Para agravar a comparação, todos estes países têm contas públicas mais estabilizadas. Não tanto ao nível do défice, onde Portugal dispõe hoje de uma situação muito positiva em termos europeus, mas principalmente ao nível da dívida. Ver países como a Bulgária (com uma dívida equivalente a 37.8% do PIB) ou a Estónia (uns “escandalosos” 9.2% do PIB) e compará-la com a dívida portuguesa tem o demérito de nos deprimir e a vantagem de nos lembrar a distância que ainda é preciso percorrer até ao limiar da estabilidade. Erguer uma estátua a Centeno ou a António Costa é desistir de acreditar que Portugal pode ficar ainda muito melhor.

Mas não é só por isso que o mérito de Mário Centeno e do Governo deve ser temperado. Ainda é cedo para esquecermos, por exemplo, as trapalhadas da Caixa Geral de Depósitos  – Marcelo Rebelo de Sousa chegou a dizer que aceitava a sua continuidade nas Finanças para garantir o “estrito interesse nacional”, lembram-se? Muitos dos pressupostos do seu programa económico saíram errados – o crescimento deste ano deve-se mais às exportações (incluindo o turismo) e ao investimento do que ao consumo privado supostamente estimulado pela devolução de rendimentos perdidos. Recorde-se que o cumprimento do défice de 2016 se fez à custa de um gigantesco programa de cativações. E repare-se que o diferimento de despesas rígidas com salários no Estado para 2019 e 2020 está longe de merecer consensos entre os economistas.

Talvez seja por isso que o falcão que o antecedeu no Eurogrupo, Jeroem Dijsselbleoem, ande por aí a deixar remoques. “Cuidado com a complacência. Vejo demasiados a políticos a relaxar”, disse.
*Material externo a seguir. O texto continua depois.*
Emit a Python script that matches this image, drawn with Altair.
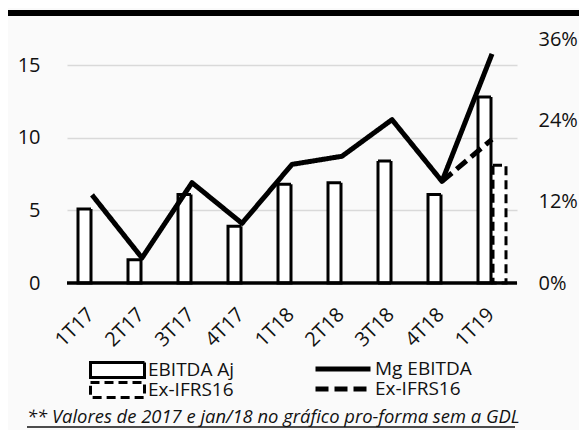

Talvez seja esse também o motivo que leva o Presidente-Rei a lembrar que “a execução de 2018 e o Orçamento para 2019 têm de corresponder àquilo que é a exigência de alguém que dá o exemplo no Eurogrupo".  

Ter um ministro português a liderar uma instância europeia é bom, é um prémio, é um certificado de eficiência à política do Governo que tanto irrita a extrema-esquerda como deixa a direita patética, desarmada e sem palavras. É prova de que o país está numa boa fase, é sintoma de que recuperou a credibilidade externa e pode olhar para a frente com optimismo. Mas o desfecho da escolha não nos deve levar a acreditar, como aconteceu no malfadado tempo da partida de Durão Barroso para a Comissão Europeia, que com um Centeno no Eurogrupo estamos condenados a ser campeões. É momento de fazer a vénia ao ministro e ao Governo; mas não é ainda momento para lhe erigir a estátua de bronze que o consagraria como Messias deste país de futuro incerto.